# 2.1 speakers for GAMING PC under Rs.1700/-



## zoneofSAM (Jul 26, 2015)

Hi, I'm looking forward to buy 2.1 speakers for my gaming rig. I watch mostly movies , tv series, listen to EDM music and Gaming like Crysis 3, GTA V etc. Good Bass and Loudness is top priotity.
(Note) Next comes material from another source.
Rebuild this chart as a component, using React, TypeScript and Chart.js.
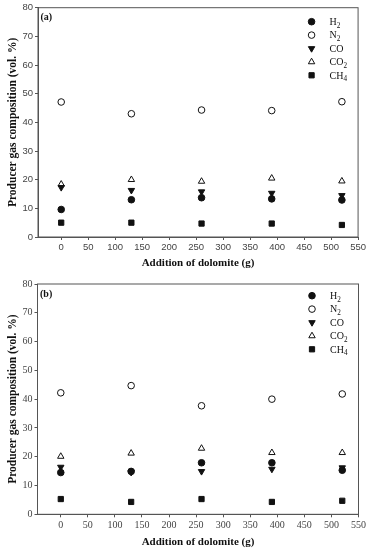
import React, { useEffect, useRef } from "react";
import { Chart, registerables } from "chart.js";

Chart.register(...registerables);

// Dolomite additions (g) and axis ticks
const dolomite = [0, 130, 260, 390, 520];
const xTickValues = [0, 50, 100, 150, 200, 250, 300, 350, 400, 450, 500, 550];
const yTickValues = [0, 10, 20, 30, 40, 50, 60, 70, 80];

const gasNames = ["H2", "N2", "CO", "CO2", "CH4"];

// Panel (a) compositions (vol. %)
const h2A = [9.6, 13.0, 13.7, 13.3, 12.9];
const n2A = [47.1, 43.0, 44.3, 44.1, 47.2];
const coA = [17.3, 16.3, 15.8, 15.3, 14.5];
const co2A = [18.4, 20.0, 19.4, 20.5, 19.5];
const ch4A = [5.0, 5.0, 4.7, 4.7, 4.2];

// Panel (b) compositions (vol. %)
const h2B = [14.5, 14.9, 17.9, 17.9, 15.3];
const n2B = [42.2, 44.7, 37.7, 40.0, 41.8];
const coB = [16.4, 14.6, 14.9, 15.7, 16.2];
const co2B = [20.1, 21.2, 22.9, 21.4, 21.4];
const ch4B = [5.3, 4.3, 5.3, 4.3, 4.7];

const SERIF = "'Liberation Serif', 'Times New Roman', serif";
const SANS = "'Liberation Sans', Arial, sans-serif";
const W = 368;
const H = 275;
const INK = "#111";
const FRAME = "#555";

type MarkerStyle = { style: string; filled: boolean; rotation: number; radius: number };
const markers: MarkerStyle[] = [
  { style: "circle", filled: true, rotation: 0, radius: 3.3 },
  { style: "circle", filled: false, rotation: 0, radius: 3.3 },
  { style: "triangle", filled: true, rotation: 180, radius: 3.7 },
  { style: "triangle", filled: false, rotation: 0, radius: 3.7 },
  { style: "rect", filled: true, rotation: 0, radius: 3.7 },
];

function drawMarker(ctx: CanvasRenderingContext2D, m: MarkerStyle, x: number, y: number) {
  ctx.save();
  ctx.beginPath();
  const r = m.radius;
  if (m.style === "circle") {
    ctx.arc(x, y, r, 0, Math.PI * 2);
  } else if (m.style === "triangle") {
    let rad = (m.rotation * Math.PI) / 180;
    ctx.moveTo(x + Math.sin(rad) * r, y - Math.cos(rad) * r);
    rad += (2 * Math.PI) / 3;
    ctx.lineTo(x + Math.sin(rad) * r, y - Math.cos(rad) * r);
    rad += (2 * Math.PI) / 3;
    ctx.lineTo(x + Math.sin(rad) * r, y - Math.cos(rad) * r);
    ctx.closePath();
  } else {
    const s = Math.SQRT1_2 * r;
    ctx.rect(x - s, y - s, 2 * s, 2 * s);
  }
  ctx.lineWidth = 1;
  ctx.strokeStyle = INK;
  ctx.fillStyle = m.filled ? INK : "#fff";
  ctx.fill();
  ctx.stroke();
  ctx.restore();
}

// Chemical formula with subscript digits
function drawFormula(ctx: CanvasRenderingContext2D, text: string, x: number, y: number, size: number) {
  let cx = x;
  for (const ch of text) {
    const isDigit = /[0-9]/.test(ch);
    ctx.font = `${isDigit ? size * 0.72 : size}px ${SERIF}`;
    ctx.textBaseline = "alphabetic";
    ctx.fillText(ch, cx, isDigit ? y + size * 0.28 : y);
    cx += ctx.measureText(ch).width;
  }
}

type PanelProps = {
  tag: string;
  series: number[][];
  tickFamily: string;
  tickSize: number;
  areaTop: number;
  areaBottom: number;
  areaLeft: number;
  legendTop: number;
  xTitlePad: number;
};

function Panel(props: PanelProps) {
  const ref = useRef<HTMLCanvasElement | null>(null);
  useEffect(() => {
    const canvas = ref.current;
    if (!canvas) return;
    const { tag, series, tickFamily, tickSize, areaTop, areaBottom, areaLeft, legendTop, xTitlePad } = props;

    const decor = {
      id: "decor",
      beforeDatasetsDraw(chart: any) {
        const { ctx, chartArea } = chart;
        ctx.save();
        ctx.strokeStyle = FRAME;
        ctx.lineWidth = 1;
        ctx.strokeRect(chartArea.left, chartArea.top, chartArea.right - chartArea.left, chartArea.bottom - chartArea.top);
        ctx.fillStyle = INK;
        ctx.font = `bold 10px ${SERIF}`;
        ctx.textBaseline = "middle";
        ctx.textAlign = "left";
        ctx.fillText(tag, chartArea.left + 2.5, chartArea.top + 10);
        ctx.restore();
      },
      afterDatasetsDraw(chart: any) {
        const { ctx, chartArea } = chart;
        ctx.save();
        ctx.fillStyle = INK;
        ctx.textAlign = "left";
        gasNames.forEach((name, i) => {
          const y = legendTop + i * 13.4;
          drawMarker(ctx, markers[i], chartArea.right - 46.5, y);
          drawFormula(ctx, name, chartArea.right - 28.5, y + 3.2, 10);
        });
        ctx.restore();
      },
    };

    const datasets = series.map((vals, i) => {
      const m = markers[i];
      return {
        label: gasNames[i],
        data: dolomite.map((x, j) => ({ x, y: vals[j] })),
        pointStyle: m.style,
        rotation: m.rotation,
        pointRadius: m.radius,
        pointBorderWidth: 1,
        borderColor: INK,
        backgroundColor: m.filled ? INK : "#fff",
        showLine: false,
      };
    });

    const tickFont = { family: tickFamily, size: tickSize };
    const chart = new Chart(canvas, {
      type: "scatter",
      data: { datasets: datasets as any },
      options: {
        animation: false,
        responsive: false,
        maintainAspectRatio: false,
        layout: { padding: { top: areaTop, right: 8, left: 0, bottom: 0 } },
        plugins: { legend: { display: false }, tooltip: { enabled: false } },
        scales: {
          x: {
            type: "linear",
            min: -43,
            max: 550,
            afterBuildTicks: (s: any) => {
              s.ticks = xTickValues.map((v) => ({ value: v }));
            },
            afterFit: (s: any) => {
              s.height = H - areaBottom;
            },
            grid: { drawOnChartArea: false, drawTicks: true, tickLength: 3, color: FRAME },
            border: { color: FRAME },
            ticks: { font: tickFont, color: "#444", padding: 2, maxRotation: 0, autoSkip: false },
            title: {
              display: true,
              text: "Addition of dolomite (g)",
              font: { family: SERIF, weight: "bold", size: 11 },
              color: INK,
              padding: { top: 0, bottom: xTitlePad },
            },
          },
          y: {
            type: "linear",
            min: 0,
            max: 80,
            afterBuildTicks: (s: any) => {
              s.ticks = yTickValues.map((v) => ({ value: v }));
            },
            afterFit: (s: any) => {
              s.width = areaLeft;
            },
            grid: { drawOnChartArea: false, drawTicks: true, tickLength: 3, color: FRAME },
            border: { color: FRAME },
            ticks: { font: tickFont, color: "#444", padding: 2, autoSkip: false },
            title: {
              display: true,
              text: "Producer gas composition (vol. %)",
              font: { family: SERIF, weight: "bold", size: 11.5 },
              color: INK,
              padding: { top: 6.5, bottom: 0 },
            },
          },
        },
      } as any,
      plugins: [decor],
    });
    return () => chart.destroy();
  }, []);
  return <canvas ref={ref} width={W} height={H} style={{ display: "block", width: W, height: H }} />;
}

export default function App() {
  return (
    <div style={{ position: "fixed", left: 0, top: 0, width: W, height: 2 * H, background: "#fff" }}>
      <Panel
        tag="(a)"
        series={[h2A, n2A, coA, co2A, ch4A]}
        tickFamily={SANS}
        tickSize={9.5}
        areaTop={5}
        areaBottom={237}
        areaLeft={38}
        legendTop={21.7}
        xTitlePad={5}
      />
      <Panel
        tag="(b)"
        series={[h2B, n2B, coB, co2B, ch4B]}
        tickFamily={SERIF}
        tickSize={10}
        areaTop={9}
        areaBottom={239.3}
        areaLeft={37.5}
        legendTop={20.7}
        xTitlePad={1}
      />
    </div>
  );
}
I'm going to buy locally from Nehru place, Delhi

My Gaming Rig: intel i5 4440 | Sapphire R9 270x 2GB GDDR5 Gigabyte B85M-D3H| |Dell S2240L IPS FullHD Ronitor | Kingston HyperX 8Gb DDR3 RAM | WD Blue 1 TB | Corsair 300R Case |  Corsair CX500 
I previously had some crappy intex speakers and after 2 years it created muffled sound, So I'm trying to stay away from local/unknwon brands.


----------



## bssunilreddy (Jul 27, 2015)

F&D A110 2.1 Speakers -1500.

Link:F&D A110 2.1 Multimedia Speakers - Buy Online @ Rs./- | Snapdeal.com


----------



## zoneofSAM (Jul 27, 2015)

bssunil said:


> F&D A110 2.1 Speakers -1500.
> 
> Link:F&D A110 2.1 Multimedia Speakers - Buy Online @ Rs./- | Snapdeal.com




Thanks for the reply.. i read the reviews of A110 and everyone is satisfied with it.. Most probably, I'll get this one or
should i  buy these If I can up my budget
F&D A111U 2.1 Multimedia Speakers as they come with USB and SD card support
Rs. 1875/- on snapdeal   (rs2100 on flipkart)

F&D A111U 2.1 Multimedia Speakers - Buy Online @ Rs./- | Snapdeal.com


----------